Even in the most realistic simulations in Second Life, the virtual environment looks like a low budget, animated children’s cartoon. Even if the artists are highly skilled, the tools to build objects in Second Life are so crude that even the best objects are only a poor representation of what they look like in real life. There are only very simple primitive shapes available to build with. Even if you can assemble just what you want to make the graphical shading, Second Life is not realistic, having no reflection and a poor approximation of shadow.

Despite the fact that their virtual world looks so crude, it is against Linden Lab’s Terms of Service to create anything in Second Life that is copyrighted in real life. As I understand it, their rationale is that they do not want to be responsible for the liability of copyright infringement. However, like all other customer relationship issues, Linden Lab enforces their Terms of Service in such a way that it alienates and ultimately drives away many previously loyal Second Life users.

There is one Second Life user that I used to know who worked with a friend of his to create a virtual one man fighter spaceship. Creating this spaceship was difficult because it was limited to having the very few graphical primitives that Second Life allows for something that will fly with an avatar controlling the flight. They did a nice job building the model and a beautiful job on creating the graphics to make it look as realistic as possible. They also worked with a third creator who wrote a script for the behavior of the object in Linden Scripting Language (LSL) to make the spaceship fly, bank, and dock under user control. Even though it didn’t look like the spaceship in the TV show or the movie, they named their ship the Viper like the fighters on Battlestar Galactica.

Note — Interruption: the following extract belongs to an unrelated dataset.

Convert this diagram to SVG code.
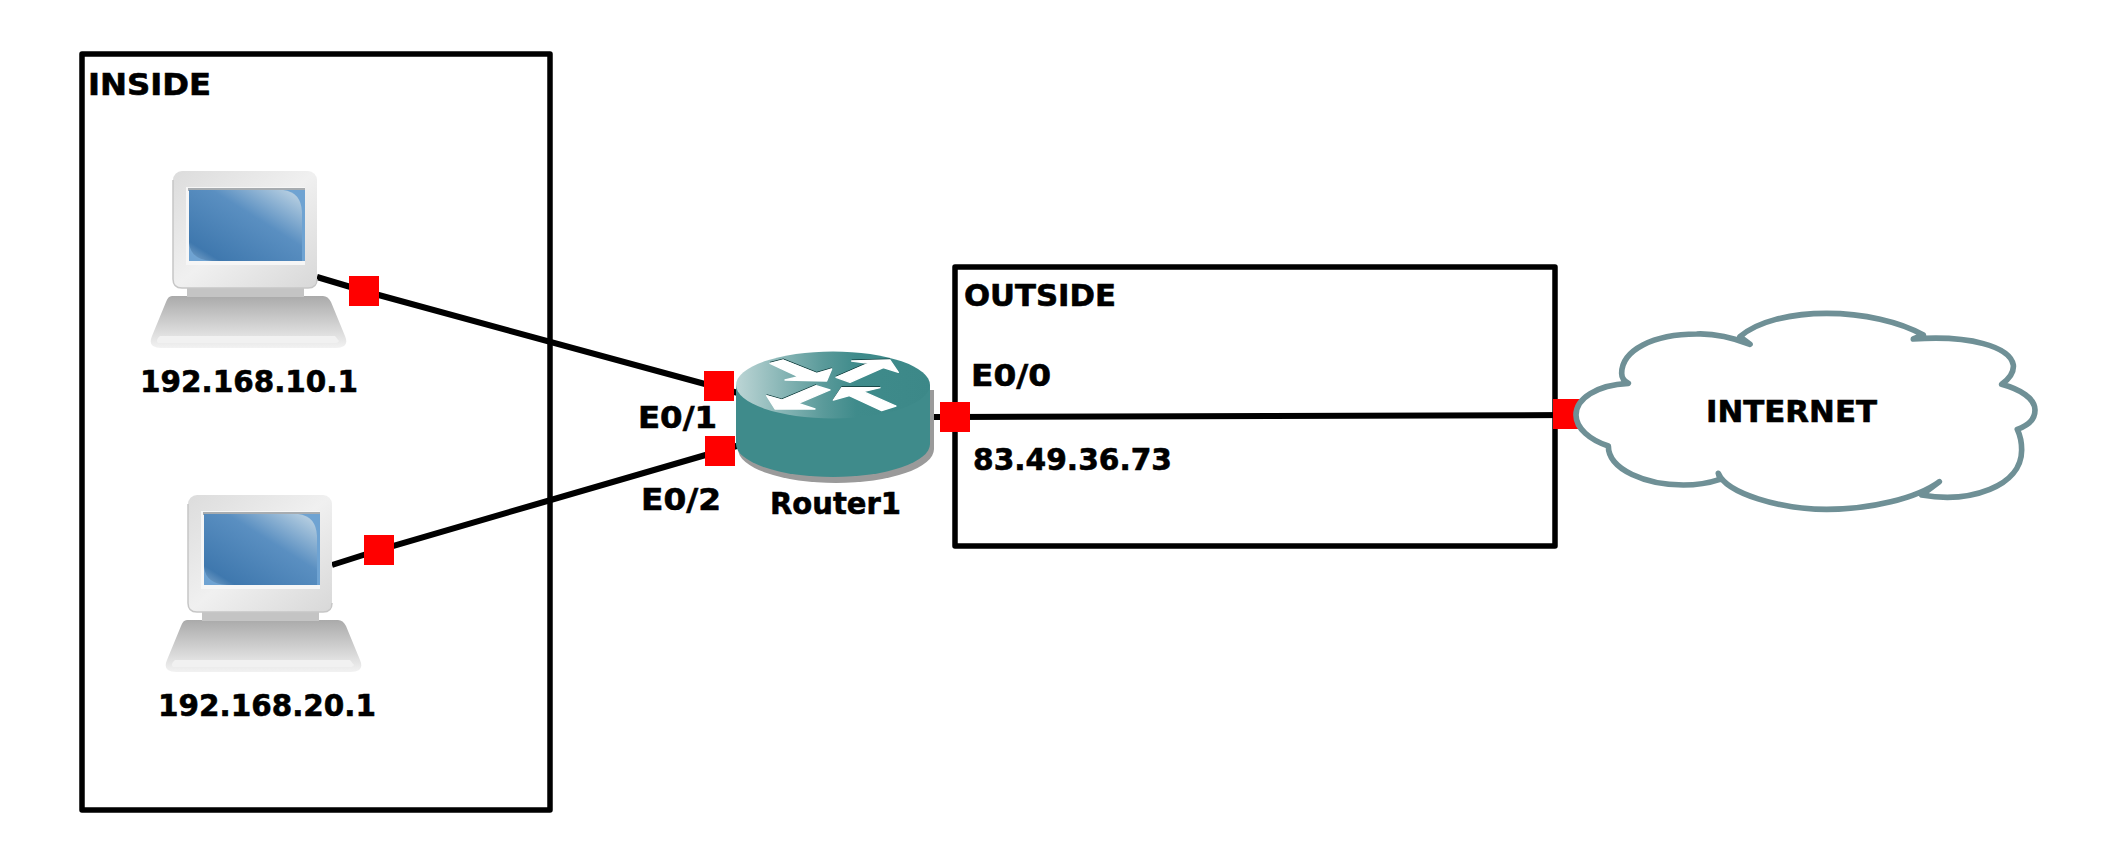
<svg xmlns="http://www.w3.org/2000/svg" width="2121" height="864" viewBox="0 0 2121 864">
<style>
text{font-family:"DejaVu Sans","Liberation Sans",sans-serif;font-weight:700;font-size:30px;fill:#000;stroke:#000;stroke-width:.6}
.zone{fill:none;stroke:#000;stroke-width:5.500;stroke-linejoin:round}
.link{fill:none;stroke:#000;stroke-width:6}
.port{fill:#f00}
.arrow{fill:#fff;stroke:#fff;stroke-width:4;stroke-linejoin:round}
.edge{fill:none;stroke:#123c3c;stroke-width:3}
</style>
<defs>
<linearGradient id="bez" x1="0" y1="0" x2="1" y2="1"><stop offset="0" stop-color="#dcdcdc"/><stop offset=".5" stop-color="#f0f0f0"/><stop offset="1" stop-color="#d8d8d8"/></linearGradient>
<linearGradient id="scr" x1="0" y1="1" x2="1" y2="0"><stop offset="0" stop-color="#80a8cc"/><stop offset=".14" stop-color="#3f78ae"/><stop offset=".6" stop-color="#5a8fc1"/><stop offset="1" stop-color="#c4d8e6"/></linearGradient>
<linearGradient id="base" x1="0" y1="0" x2="0" y2="1"><stop offset="0" stop-color="#aaaaaa"/><stop offset="1" stop-color="#f2f2f2"/></linearGradient>
<linearGradient id="rtop" x1="0" y1="0" x2="1" y2="0"><stop offset="0" stop-color="#bcd5d5"/><stop offset=".45" stop-color="#5a9a9a"/><stop offset=".62" stop-color="#3f8b8b"/><stop offset="1" stop-color="#3c8888"/></linearGradient>
<g id="pc">
<path d="M172 296H323Q328 296 331 302L345 336Q350 348 336 348H161Q147 348 152 336L166 302Q168 296 172 296Z" fill="url(#base)"/>
<path d="M158 343Q156 341 158 338L160 336L335 336L339 341Q338 343 336 343Z" fill="#f1f1f1"/>
<rect x="187" y="285" width="117" height="12" fill="#c4c4c4"/>
<rect x="173" y="171" width="144" height="117" rx="9" fill="url(#bez)"/>
<path d="M173 180V279Q173 288 182 288H308Q317 288 317 279" fill="none" stroke="#c6c6c6" stroke-width="1.500"/>
<rect x="186" y="187" width="119" height="78" fill="#f6f6f6"/>
<rect x="188" y="188" width="117" height="3" fill="#a7acb0"/>
<rect x="189" y="190" width="116" height="71" fill="#6fa3d2"/>
<path d="M189 190H283Q301 192 302 212V261H212Q191 260 189 243Z" fill="url(#scr)"/>
</g>
</defs>
<rect width="2121" height="864" fill="#fff"/>
<g id="connectors">
<path class="link" d="M317 277L364 291L738 393"/>
<path class="link" d="M332 565L379 550L740 445"/>
<path class="link" d="M928 417L955 417L1568 415"/>
</g>
<g id="zone-inside"><rect class="zone" x="82" y="54" width="468" height="756"/><text x="88" y="95" textLength="123" lengthAdjust="spacingAndGlyphs">INSIDE</text></g>
<g id="zone-outside"><rect class="zone" x="955" y="267" width="600" height="279"/><text x="964" y="306" textLength="152" lengthAdjust="spacingAndGlyphs">OUTSIDE</text></g>
<g id="pc1"><use href="#pc"/><text x="140" y="392" textLength="218" lengthAdjust="spacingAndGlyphs">192.168.10.1</text></g>
<g id="pc2"><use href="#pc" transform="translate(15 324)"/><text x="158" y="716" textLength="218" lengthAdjust="spacingAndGlyphs">192.168.20.1</text></g>
<g id="router1">
<path d="M738 390V449A98 34 0 0 0 934 449V390Z" fill="#9a9a9a"/>
<path d="M736 385V444A97 33 0 0 0 930 444V385Z" fill="#3f8b8b"/>
<ellipse cx="833" cy="385" rx="97" ry="33.500" fill="url(#rtop)"/>
<g transform="translate(730 345) scale(.33333)">
<path class="edge" d="M120 52L160 42L260 82L305 69M365 45L480 42M318 94L415 52M110 149L155 162L258 119M335 125L450 125M310 163L335 125"/>
<path class="arrow" d="M120 55L160 45L260 85L305 72L290 108L165 105L205 95Z"/>
<path class="arrow" d="M365 48L480 45L505 82L460 68L360 112L318 97L415 55Z"/>
<path class="arrow" d="M110 152L155 165L258 122L300 135L205 175L255 192L135 192Z"/>
<path class="arrow" d="M310 165L335 128L450 128L400 140L498 183L455 197L358 152Z"/>
</g>
<text x="770" y="514" textLength="131" lengthAdjust="spacingAndGlyphs">Router1</text>
</g>
<g id="cloud">
<rect class="port" x="1553" y="399" width="30" height="30"/>
<g transform="translate(1540 290) scale(.33333)">
<path d="M265 280C170 285 108 325 108 375C108 415 150 450 205 468C205 540 320 585 430 585C470 585 510 578 540 568L535 550C560 610 720 658 860 658C990 658 1130 625 1198 575L1145 615C1290 640 1445 590 1445 480C1445 460 1440 435 1432 418C1470 405 1485 385 1485 360C1485 325 1440 298 1385 283C1410 265 1422 245 1420 225C1410 170 1290 135 1120 147L1150 135C1080 95 970 70 860 70C750 70 650 95 600 140L630 163C570 140 520 130 470 132C340 132 245 180 245 250Q245 270 265 280Z" fill="#fff" stroke="#6f9096" stroke-width="17" stroke-linejoin="round" stroke-linecap="round"/>
</g>
<text x="1706" y="422" textLength="171" lengthAdjust="spacingAndGlyphs">INTERNET</text>
</g>
<g id="ports">
<rect class="port" x="349" y="276" width="30" height="30"/>
<rect class="port" x="364" y="535" width="30" height="30"/>
<rect class="port" x="704" y="371" width="30" height="30"/>
<rect class="port" x="705" y="436" width="30" height="30"/>
<rect class="port" x="940" y="402" width="30" height="30"/>
</g>
<g id="labels">
<text x="638" y="428" textLength="79" lengthAdjust="spacingAndGlyphs">E0/1</text>
<text x="641" y="510" textLength="80" lengthAdjust="spacingAndGlyphs">E0/2</text>
<text x="971" y="386" textLength="80" lengthAdjust="spacingAndGlyphs">E0/0</text>
<text x="973" y="470" textLength="199" lengthAdjust="spacingAndGlyphs">83.49.36.73</text>
</g>
</svg>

After the months that they put into making their ship look and fly as well as they could, they then tried to sell copies in Second Life. They put it in commercial areas where it could be found and sold quite a few copies of it. The guy I knew told me they were making about $150 US dollars every month from the sale of their spaceships, that is until Linden Lab decided to delete his spaceship from his Second Life inventory. Even though it didn’t look like the fighters in Battlestar Galactica Linden Lab said that since they had called their ship a Viper that it was a copyright infringement against Universal Studios and that they could not longer sell it in Second Life. This skilled builder never built anything else in Second Life. He told me his friend who did the scripting for his spaceship had his account deleted because of his help on the fighter. He lost hundreds of dollars of inventory and hundreds of dollars worth of credit in Lindens that he hadn’t been able to cash out before his account was terminated.

In a worse case, there is a woman who I met in Second Life who designed and made attractive virtual women’s clothing for avatars. Her virtual clothing designs were so good that her customers in Second Life asked her if she could have real versions made that they could actually wear. She had her own shop in Second Life and it was very popular. She told me she was making over $1500 per month in US dollars from the sale of her clothing in Second Life. Displayed in her shop were several hundred of her designs that she had created over the years.

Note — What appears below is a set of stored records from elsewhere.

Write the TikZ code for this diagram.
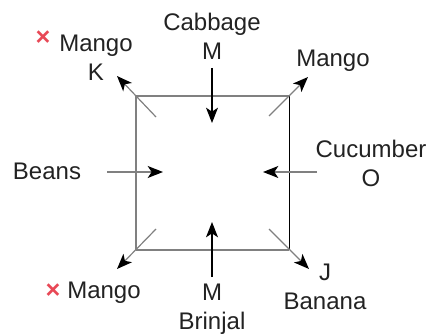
\documentclass[tikz,border=0pt]{standalone}
\usepackage{fontspec}
\setmainfont{Liberation Sans}
\usetikzlibrary{arrows.meta}
\definecolor{xred}{RGB}{232,72,86}
\definecolor{edgegray}{RGB}{128,128,128}
\definecolor{ink}{RGB}{34,34,34}
\tikzstyle{lbl} = [align=center, text=ink, font={\fontsize{18}{21.75}\selectfont}]
\tikzstyle{cross} = [text=xred, font={\fontsize{19}{21.75}\selectfont\bfseries}]
\tikzstyle{sq} = [draw=edgegray, line width=1.1pt]
\tikzstyle{tip} = [-{Stealth[length=11.5pt,width=9pt,inset=3pt,black]}]
\tikzstyle{arr} = [tip, draw=black, line width=0.8pt]
\tikzstyle{garr} = [tip, draw=edgegray, line width=0.9pt]

\begin{document}
\begin{tikzpicture}[x=0.75pt,y=-0.75pt]
    \useasboundingbox (0,0) rectangle (431,334);
    % the square
    \coordinate (tl) at (136,96);
    \coordinate (tr) at (289,96);
    \coordinate (bl) at (136,250);
    \coordinate (br) at (289,250);
    \draw[sq](tl)--(tr);
    \draw[sq](bl)--(br);
    \draw[sq](tl)--(bl);
    \draw[black,line width=0.75pt](tr)--(br);
    % labels
    \node[lbl](cab) at (212,36.5){Cabbage\\M};
    \node[lbl](brin) at (212,309){M\\Brinjal};
    \node[lbl](beans) at (47,171){Beans};
    \node[lbl](cuc) at (371,163){Cucumber\\O};
    \node[lbl](mtl) at (96,58){Mango\\K};
    \node[cross](xtl) at (43,38){×};
    \node[lbl](mtr) at (333,61){Mango};
    \node[lbl](mbl) at (104,293){Mango};
    \node[cross](xbl) at (53,291){×};
    \node[lbl](mbr) at (325,287){J\\Banana};
    % arrow ends
    \coordinate (cab0) at (212,68);   \coordinate (cab1) at (212,123);
    \coordinate (brin0) at (212,277); \coordinate (brin1) at (212,222);
    \coordinate (beans0) at (107,172); \coordinate (beans1) at (163,172);
    \coordinate (cuc0) at (317,172);  \coordinate (cuc1) at (263,172);
    \coordinate (mtl0) at (156,117);  \coordinate (mtl1) at (117,76);
    \coordinate (mtr0) at (269,116);  \coordinate (mtr1) at (308,77);
    \coordinate (mbl0) at (156,229);  \coordinate (mbl1) at (117,269);
    \coordinate (mbr0) at (269,229);  \coordinate (mbr1) at (309,269);
    \draw[arr](cab0)--(cab1);
    \draw[arr](brin0)--(brin1);
    \draw[garr](beans0)--(beans1);
    \draw[garr](cuc0)--(cuc1);
    \draw[garr](mtl0)--(mtl1);
    \draw[garr](mtr0)--(mtr1);
    \draw[garr](mbl0)--(mbl1);
    \draw[garr](mbr0)--(mbr1);
\end{tikzpicture}
\end{document}
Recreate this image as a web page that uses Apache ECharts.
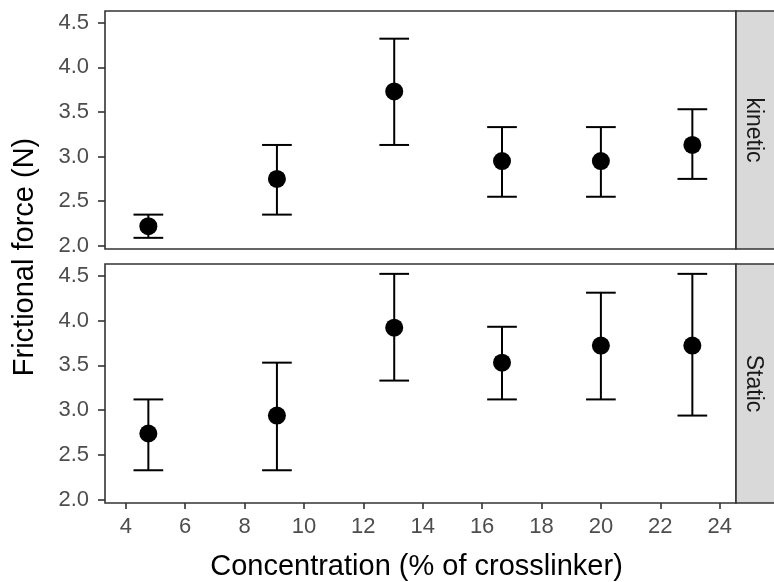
<!DOCTYPE html>
<html>
<head>
<meta charset="utf-8">
<script src="https://cdn.jsdelivr.net/npm/echarts@6/dist/echarts.min.js"></script>
<style>
html,body{margin:0;padding:0;background:#fff;}
#chart{width:774px;height:582px;}
</style>
</head>
<body>
<div id="chart"></div>
<script>
// ---- data ----
var concentration = [4.76, 9.09, 13.04, 16.67, 20.0, 23.08];
var kineticMean  = [2.22, 2.75, 3.73, 2.95, 2.95, 3.13];
var kineticLow   = [2.09, 2.35, 3.13, 2.55, 2.55, 2.75];
var kineticHigh  = [2.35, 3.13, 4.32, 3.33, 3.33, 3.53];
var staticMean   = [2.74, 2.94, 3.92, 3.53, 3.72, 3.72];
var staticLow    = [2.33, 2.33, 3.33, 3.12, 3.12, 2.94];
var staticHigh   = [3.12, 3.53, 4.52, 3.93, 4.31, 4.52];
var xTicks = [4, 6, 8, 10, 12, 14, 16, 18, 20, 22, 24];
var yTicks = [2.0, 2.5, 3.0, 3.5, 4.0, 4.5];
var facetLabels = ['kinetic', 'Static'];
var xTitle = 'Concentration (% of crosslinker)';
var yTitle = 'Frictional force (N)';

// ---- layout ----
var FONT = '"Liberation Sans", Arial, sans-serif';
var panels = [
  {top: 11, height: 238},
  {top: 264, height: 239}
];
var LEFT = 105, PW = 631;

var chart = echarts.init(document.getElementById('chart'));

function pts(xs, ys) { return xs.map(function (x, i) { return [x, ys[i]]; }); }
function bars(xs, lo, hi) { return xs.map(function (x, i) { return [x, lo[i], hi[i]]; }); }

var grids = [], xAxes = [], yAxes = [], series = [], graphics = [];
var means = [kineticMean, staticMean], lows = [kineticLow, staticLow], highs = [kineticHigh, staticHigh];

panels.forEach(function (p, k) {
  grids.push({left: LEFT, top: p.top, width: PW, height: p.height, show: true,
    borderColor: '#333333', borderWidth: 1.6, backgroundColor: '#ffffff', containLabel: false});
  xAxes.push({type: 'value', gridIndex: k, min: 3.3, max: 24.55,
    axisLine: {show: false}, splitLine: {show: false},
    axisTick: {show: k === 1, length: 6, lineStyle: {color: '#333333', width: 1.6}, customValues: xTicks},
    axisLabel: {show: k === 1, margin: 13, color: '#4D4D4D', fontSize: 22, fontFamily: FONT, customValues: xTicks}
  });
  yAxes.push({type: 'value', gridIndex: k, min: 1.965, max: 4.63,
    axisLine: {show: false}, splitLine: {show: false},
    axisTick: {show: true, length: 7, lineStyle: {color: '#333333', width: 1.6}, customValues: yTicks},
    axisLabel: {show: true, margin: 16, color: '#4D4D4D', fontSize: 22, fontFamily: FONT, customValues: yTicks,
      formatter: function (v) { return Number(v).toFixed(1); }}
  });
  series.push({
    type: 'custom', xAxisIndex: k, yAxisIndex: k, z: 2,
    data: bars(concentration, lows[k], highs[k]),
    renderItem: function (params, api) {
      var x = api.value(0), lo = api.value(1), hi = api.value(2);
      var pLo = api.coord([x, lo]), pHi = api.coord([x, hi]);
      var half = api.size([0.5, 0])[0];
      var st = {stroke: '#000', lineWidth: 2};
      return {type: 'group', children: [
        {type: 'line', shape: {x1: pLo[0], y1: pLo[1], x2: pHi[0], y2: pHi[1]}, style: st},
        {type: 'line', shape: {x1: pLo[0] - half, y1: pLo[1], x2: pLo[0] + half, y2: pLo[1]}, style: st},
        {type: 'line', shape: {x1: pHi[0] - half, y1: pHi[1], x2: pHi[0] + half, y2: pHi[1]}, style: st}
      ]};
    }
  });
  series.push({type: 'scatter', xAxisIndex: k, yAxisIndex: k, z: 3,
    symbol: 'circle', symbolSize: 18, itemStyle: {color: '#000', opacity: 1},
    data: pts(concentration, means[k])});
  // strip
  graphics.push({type: 'rect', z: 10,
    shape: {x: LEFT + PW, y: p.top, width: 50, height: p.height},
    style: {fill: '#D9D9D9', stroke: '#333333', lineWidth: 1.6}});
  graphics.push({type: 'text', z: 11,
    x: LEFT + PW + 17, y: p.top + p.height / 2, rotation: -Math.PI / 2,
    style: {text: facetLabels[k], fill: '#1A1A1A', font: '23px ' + FONT, align: 'center', verticalAlign: 'middle'}});
});

graphics.push({type: 'text', x: LEFT + PW / 2 - 4, y: 567,
  style: {text: xTitle, fill: '#000', font: '29px ' + FONT, align: 'center', verticalAlign: 'middle'}});
graphics.push({type: 'text', x: 25, y: 257, rotation: Math.PI / 2,
  style: {text: yTitle, fill: '#000', font: '29px ' + FONT, align: 'center', verticalAlign: 'middle'}});

chart.setOption({
  animation: false,
  backgroundColor: '#ffffff',
  grid: grids, xAxis: xAxes, yAxis: yAxes, series: series, graphic: graphics
});
</script>
</body>
</html>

She told me that there was another vendor who accused her of stealing one of her designs and selling it, even though it was clearly something that she had created. What happened was that Linden Lab sided with her accuser and deleted her store and deleted her account. After this loss, months later she created another avatar and found that the woman who accused her was still selling and making money from her designs. All that Linden Lab would have needed to do was to check their server logs for the date of creation of that virtual dress design. The woman who did the dress design told me that she had no opportunity to communicate with her accuser or Linden Lab, just one day her account was deleted and her store was gone. It was only after many phone calls to Linden Lab that she was even able to learn why, and she has never been able to get the account back or the thousands of dollars she had not yet exchanged out of Second Life.

It is this kind of incompetent policing that has caused many content creators to permanently leave Second Life. From personal experience, both the success and failure of Second Life is that a user can create an avatar that is an extension of their personality. Part of what makes Second Life compelling to participate in is developing and refining this alternate personality. However, once one learns that the time, money, and emotional investment one puts into their avatar can be trivially and irrevocably destroyed by Linden Lab, the experience is a personal loss that goes beyond just starting another account. I know that in my case I will never put that time and investment into creating another avatar again. Further, I now view it as my responsibility to drive people away from Second Life so that they will not experience this loss themselves.